Modern websites have made scraping harder with JavaScript-heavy frontends, bot detection systems, rotating CAPTCHAs, and aggressive rate limits. That tension often leads developers to ask whether they should build a custom scraper or use a web scraping API?
Many teams start with a custom scraper that offers full control, but it also means handling infrastructure, debugging broken selectors, managing proxies, and keeping up with website changes.
A managed scraping API can reduce that work. It is especially reliable for teams that care more about getting clean data than maintaining crawling systems.
In this article, we'll compare the two approaches and explain where each makes the most sense.

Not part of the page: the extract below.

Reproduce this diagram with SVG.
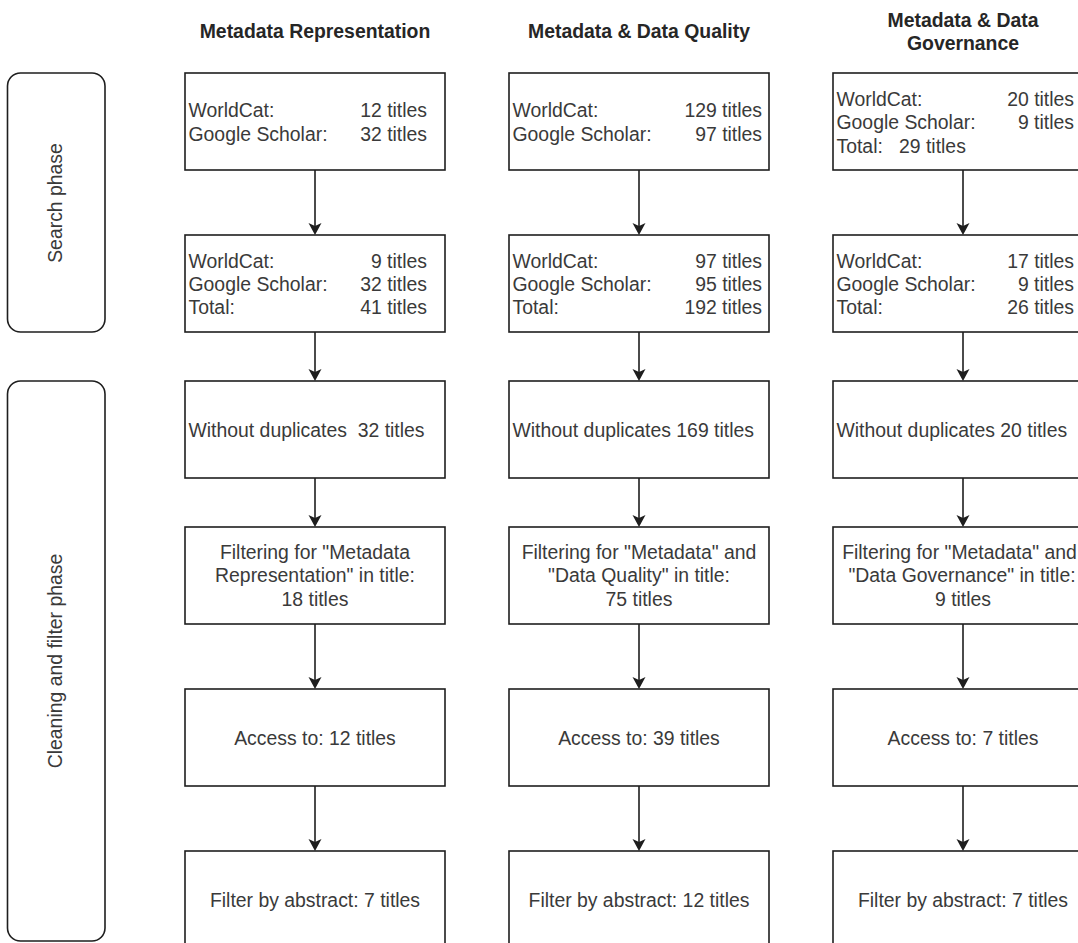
<svg xmlns="http://www.w3.org/2000/svg" width="1078" height="943" viewBox="0 0 1078 943">
<defs>
<style>
.box{fill:#fff;stroke:#1e1e1e;stroke-width:1.6}
.phase{fill:#fff;stroke:#1e1e1e;stroke-width:1.6}
.t{font-family:"Liberation Sans",Arial,sans-serif;font-size:19.4px;fill:#3a3a3a;white-space:pre}
.h{font-family:"Liberation Sans",Arial,sans-serif;font-size:19.4px;font-weight:bold;fill:#262626;text-anchor:middle}
.c{text-anchor:middle}
.r{text-anchor:end}
.edge{stroke:#1e1e1e;stroke-width:1.6;fill:none;marker-end:url(#arr)}
</style>
<marker id="arr" markerUnits="userSpaceOnUse" markerWidth="14" markerHeight="14" refX="3" refY="6.5" orient="auto">
<path d="M0,0 L12,6.5 L0,13 L3,6.5 Z" fill="#1e1e1e"/>
</marker>
</defs>
<rect width="1078" height="943" fill="#fff"/>

<g id="headers">
<text class="h" x="315" y="38">Metadata Representation</text>
<text class="h" x="639" y="38">Metadata &amp; Data Quality</text>
<text class="h" x="963" y="27">Metadata &amp; Data</text>
<text class="h" x="963" y="50">Governance</text>
</g>

<g id="search-phase">
<rect class="phase" x="7.5" y="73" width="97.5" height="259" rx="13"/>
<text class="t c" transform="translate(62,203) rotate(-90)">Search phase</text>
</g>
<g id="cleaning-phase">
<rect class="phase" x="7.5" y="381" width="97.5" height="560" rx="13"/>
<text class="t c" transform="translate(62,661) rotate(-90)">Cleaning and filter phase</text>
</g>

<g id="connectors">
<line class="edge" x1="315" y1="170" x2="315" y2="226"/>
<line class="edge" x1="315" y1="332" x2="315" y2="372"/>
<line class="edge" x1="315" y1="478" x2="315" y2="518"/>
<line class="edge" x1="315" y1="624" x2="315" y2="680"/>
<line class="edge" x1="315" y1="786" x2="315" y2="842"/>
<line class="edge" x1="639" y1="170" x2="639" y2="226"/>
<line class="edge" x1="639" y1="332" x2="639" y2="372"/>
<line class="edge" x1="639" y1="478" x2="639" y2="518"/>
<line class="edge" x1="639" y1="624" x2="639" y2="680"/>
<line class="edge" x1="639" y1="786" x2="639" y2="842"/>
<line class="edge" x1="963" y1="170" x2="963" y2="226"/>
<line class="edge" x1="963" y1="332" x2="963" y2="372"/>
<line class="edge" x1="963" y1="478" x2="963" y2="518"/>
<line class="edge" x1="963" y1="624" x2="963" y2="680"/>
<line class="edge" x1="963" y1="786" x2="963" y2="842"/>
</g>

<!-- Column 1 -->
<g id="mr-search">
<rect class="box" x="185" y="73" width="260" height="97"/>
<text class="t" x="188.5" y="117">WorldCat:</text>
<text class="t r" x="427" y="117">12 titles</text>
<text class="t" x="188.5" y="140.5">Google Scholar:</text>
<text class="t r" x="427" y="140.5">32 titles</text>
</g>
<g id="mr-merged">
<rect class="box" x="185" y="235" width="260" height="97"/>
<text class="t" x="188.5" y="267.5">WorldCat:</text>
<text class="t r" x="427" y="267.5">9 titles</text>
<text class="t" x="188.5" y="290.8">Google Scholar:</text>
<text class="t r" x="427" y="290.8">32 titles</text>
<text class="t" x="188.5" y="314">Total:</text>
<text class="t r" x="427" y="314">41 titles</text>
</g>
<g id="mr-dedup">
<rect class="box" x="185" y="381" width="260" height="97"/>
<text class="t" x="188.5" y="436.5">Without duplicates  32 titles</text>
</g>
<g id="mr-filter">
<rect class="box" x="185" y="527" width="260" height="97"/>
<text class="t c" x="315" y="559">Filtering for "Metadata</text>
<text class="t c" x="315" y="582.3">Representation" in title:</text>
<text class="t c" x="315" y="605.6">18 titles</text>
</g>
<g id="mr-access">
<rect class="box" x="185" y="689" width="260" height="97"/>
<text class="t c" x="315" y="744.5">Access to: 12 titles</text>
</g>
<g id="mr-abstract">
<rect class="box" x="185" y="851" width="260" height="97"/>
<text class="t c" x="315" y="906.5">Filter by abstract: 7 titles</text>
</g>

<!-- Column 2 -->
<g id="dq-search">
<rect class="box" x="509" y="73" width="260" height="97"/>
<text class="t" x="512.5" y="117">WorldCat:</text>
<text class="t r" x="762" y="117">129 titles</text>
<text class="t" x="512.5" y="140.5">Google Scholar:</text>
<text class="t r" x="762" y="140.5">97 titles</text>
</g>
<g id="dq-merged">
<rect class="box" x="509" y="235" width="260" height="97"/>
<text class="t" x="512.5" y="267.5">WorldCat:</text>
<text class="t r" x="762" y="267.5">97 titles</text>
<text class="t" x="512.5" y="290.8">Google Scholar:</text>
<text class="t r" x="762" y="290.8">95 titles</text>
<text class="t" x="512.5" y="314">Total:</text>
<text class="t r" x="762" y="314">192 titles</text>
</g>
<g id="dq-dedup">
<rect class="box" x="509" y="381" width="260" height="97"/>
<text class="t" x="512.5" y="436.5">Without duplicates 169 titles</text>
</g>
<g id="dq-filter">
<rect class="box" x="509" y="527" width="260" height="97"/>
<text class="t c" x="639" y="559">Filtering for "Metadata" and</text>
<text class="t c" x="639" y="582.3">"Data Quality" in title:</text>
<text class="t c" x="639" y="605.6">75 titles</text>
</g>
<g id="dq-access">
<rect class="box" x="509" y="689" width="260" height="97"/>
<text class="t c" x="639" y="744.5">Access to: 39 titles</text>
</g>
<g id="dq-abstract">
<rect class="box" x="509" y="851" width="260" height="97"/>
<text class="t c" x="639" y="906.5">Filter by abstract: 12 titles</text>
</g>

<!-- Column 3 -->
<g id="dg-search">
<rect class="box" x="833" y="73" width="260" height="97"/>
<text class="t" x="836.5" y="106">WorldCat:</text>
<text class="t r" x="1074" y="106">20 titles</text>
<text class="t" x="836.5" y="129.3">Google Scholar:</text>
<text class="t r" x="1074" y="129.3">9 titles</text>
<text class="t" x="836.5" y="152.6">Total:   29 titles</text>
</g>
<g id="dg-merged">
<rect class="box" x="833" y="235" width="260" height="97"/>
<text class="t" x="836.5" y="267.5">WorldCat:</text>
<text class="t r" x="1074" y="267.5">17 titles</text>
<text class="t" x="836.5" y="290.8">Google Scholar:</text>
<text class="t r" x="1074" y="290.8">9 titles</text>
<text class="t" x="836.5" y="314">Total:</text>
<text class="t r" x="1074" y="314">26 titles</text>
</g>
<g id="dg-dedup">
<rect class="box" x="833" y="381" width="260" height="97"/>
<text class="t" x="836.5" y="436.5">Without duplicates 20 titles</text>
</g>
<g id="dg-filter">
<rect class="box" x="833" y="527" width="260" height="97"/>
<text class="t c" x="959.5" y="559">Filtering for "Metadata" and</text>
<text class="t c" x="962" y="582.3">"Data Governance" in title:</text>
<text class="t c" x="963" y="605.6">9 titles</text>
</g>
<g id="dg-access">
<rect class="box" x="833" y="689" width="260" height="97"/>
<text class="t c" x="963" y="744.5">Access to: 7 titles</text>
</g>
<g id="dg-abstract">
<rect class="box" x="833" y="851" width="260" height="97"/>
<text class="t c" x="963" y="906.5">Filter by abstract: 7 titles</text>
</g>
</svg>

What is a Custom Web Scraper?
A custom web scraper is a program that engineering teams can build and maintain to extract data directly from web pages. Developers use Python libraries to create custom scrapers, including Scrapy for large-scale crawling, Beautiful Soup for HTML parsing, or browser automation tools like Playwright, Selenium, and Puppeteer for JavaScript-rendered pages.

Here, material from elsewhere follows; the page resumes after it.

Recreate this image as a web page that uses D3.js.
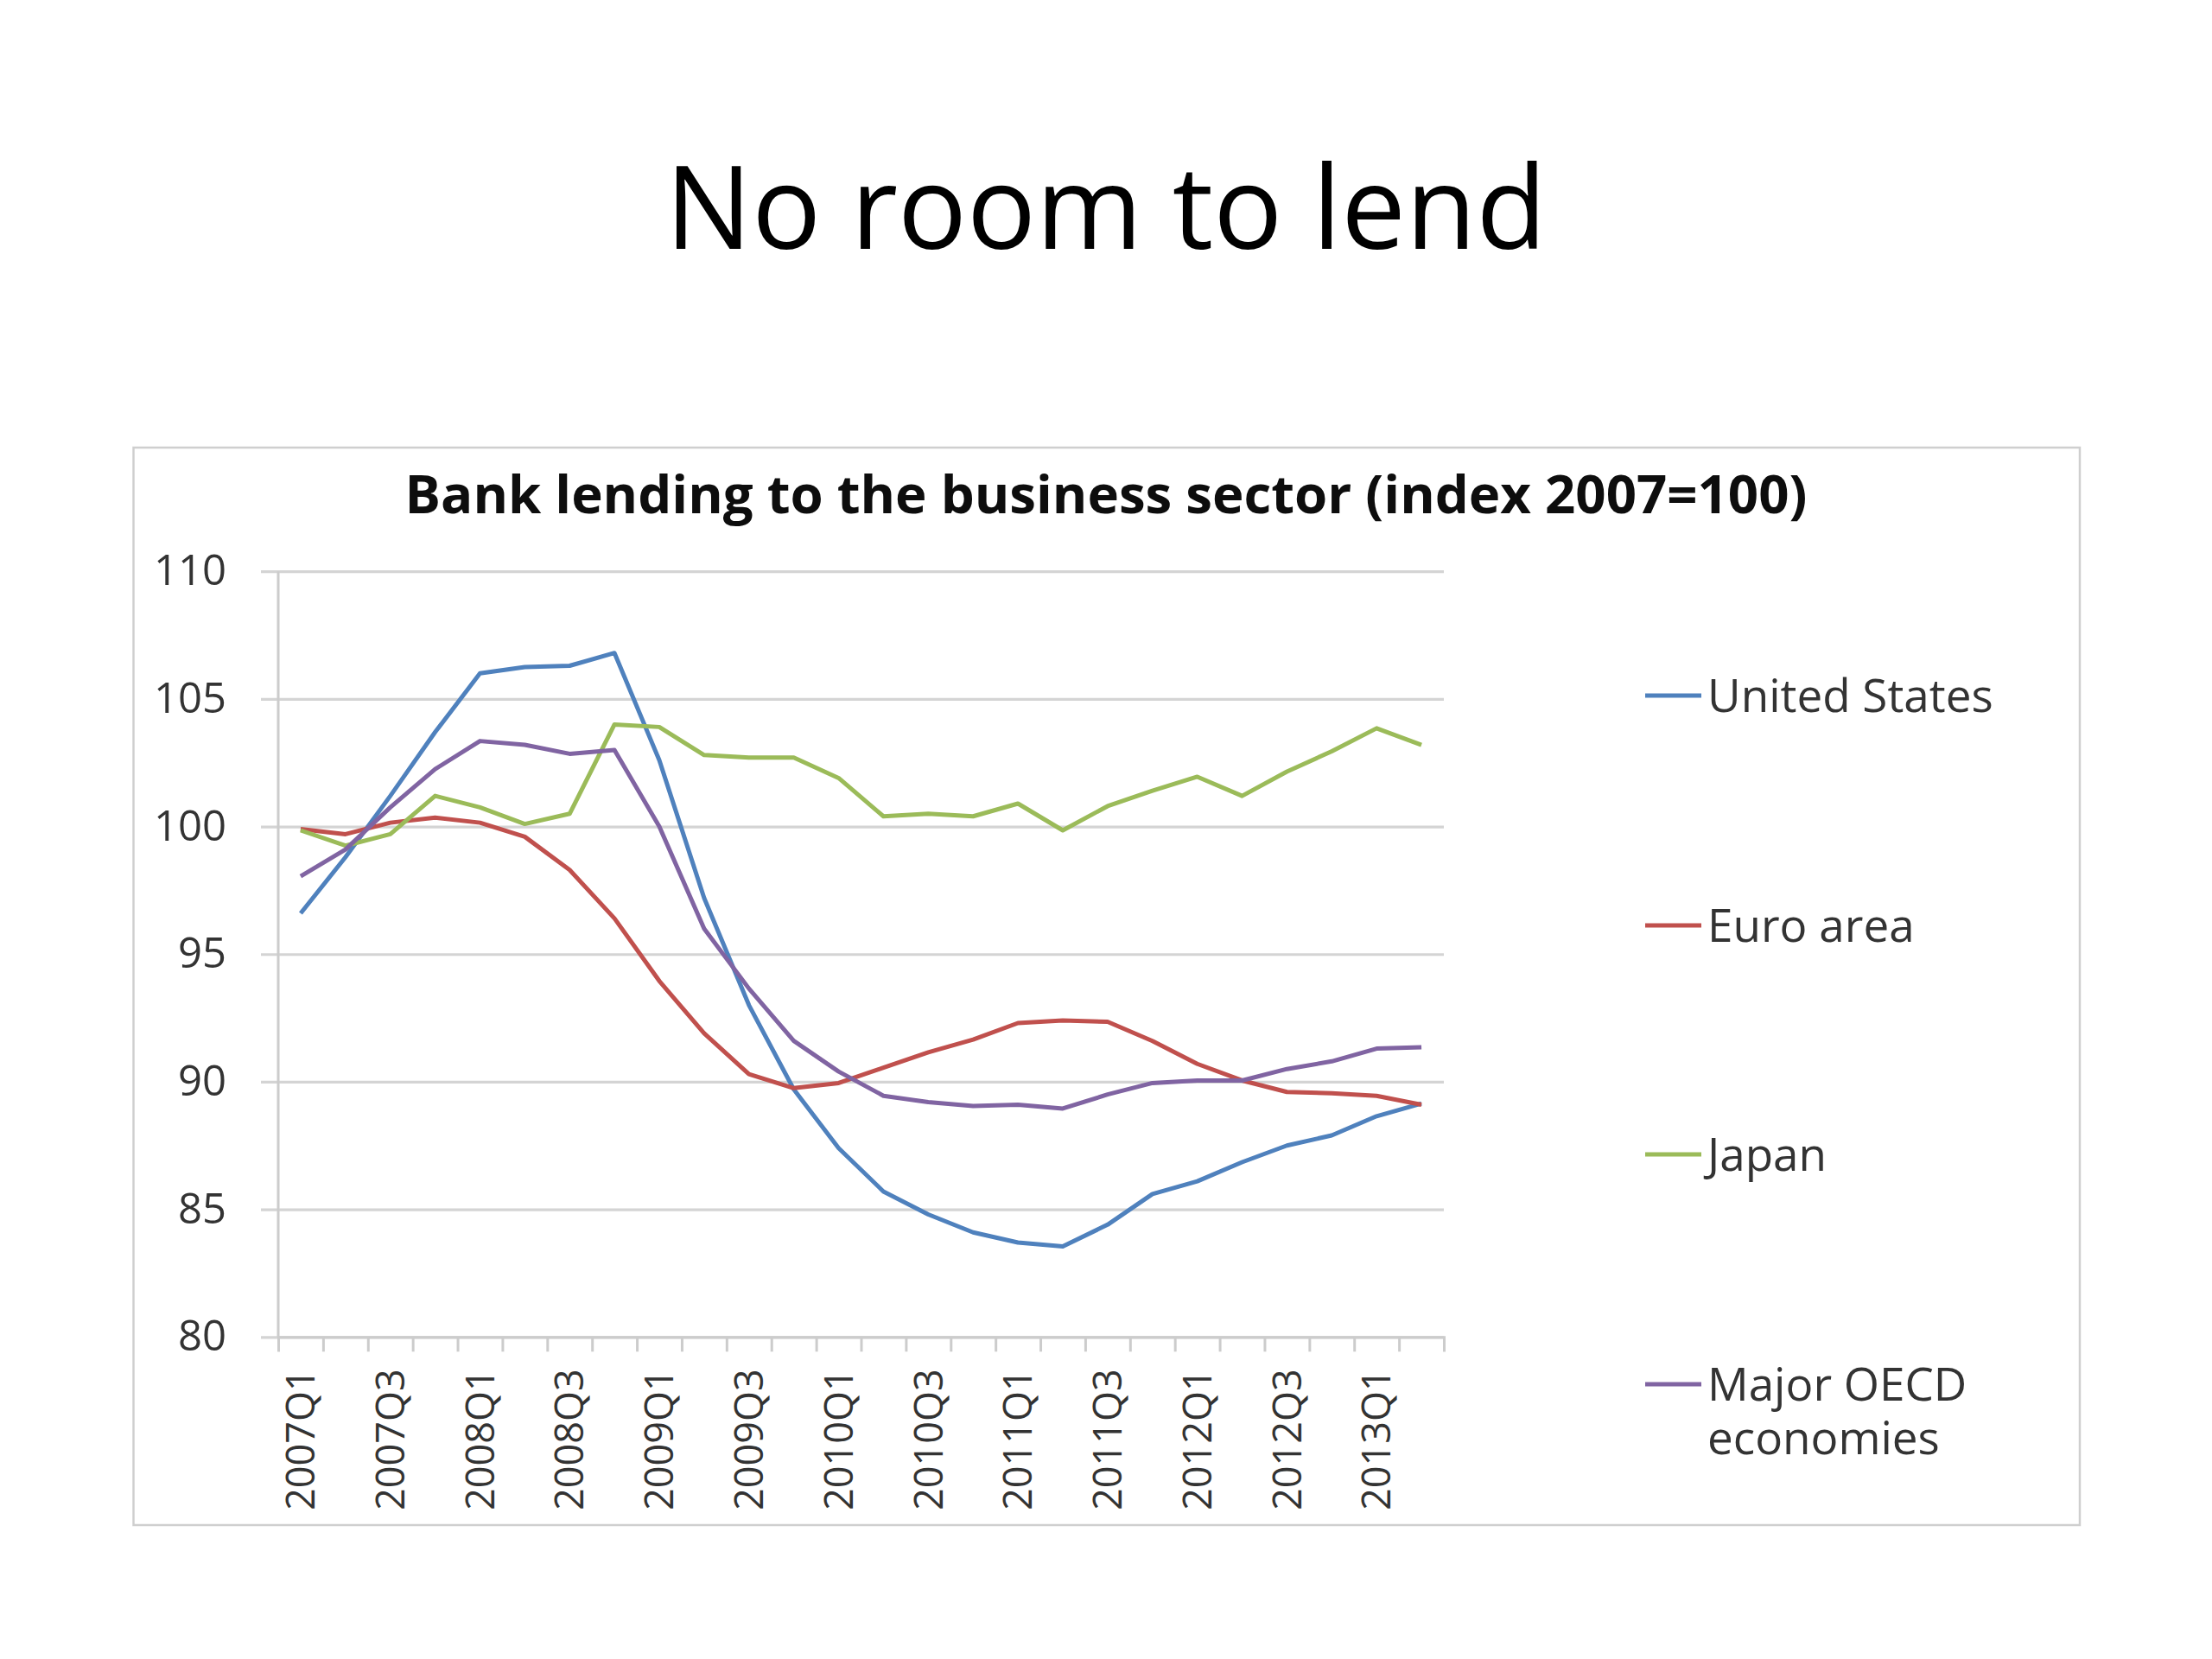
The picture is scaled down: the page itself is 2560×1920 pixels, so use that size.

Custom scraper stacks give engineering teams full control over extraction logic, crawl frequency, request orchestration, and downstream data formatting. For stable targets with predictable HTML structure, engineering teams can often deploy an initial scraper quickly.
However, a scraper that works well on 100 pages may struggle when scaled to millions of requests. The operational complexity that appears as scraping projects scale includes:
- Proxy rotation to avoid IP bans
- CAPTCHA handling through third-party solving services
- Headless browser pools for JavaScript-heavy pages
- Parser maintenance whenever a site changes its HTML structure
- Monitoring and alerting for silent failures
- Rate limit management to avoid getting blocked
What is a Web Scraping API?
A web scraping API is a managed service that handles the crawling, rendering, and parsing infrastructure on your behalf. You send an HTTP request with a target URL or a search query and the API returns structured data, typically as JSON.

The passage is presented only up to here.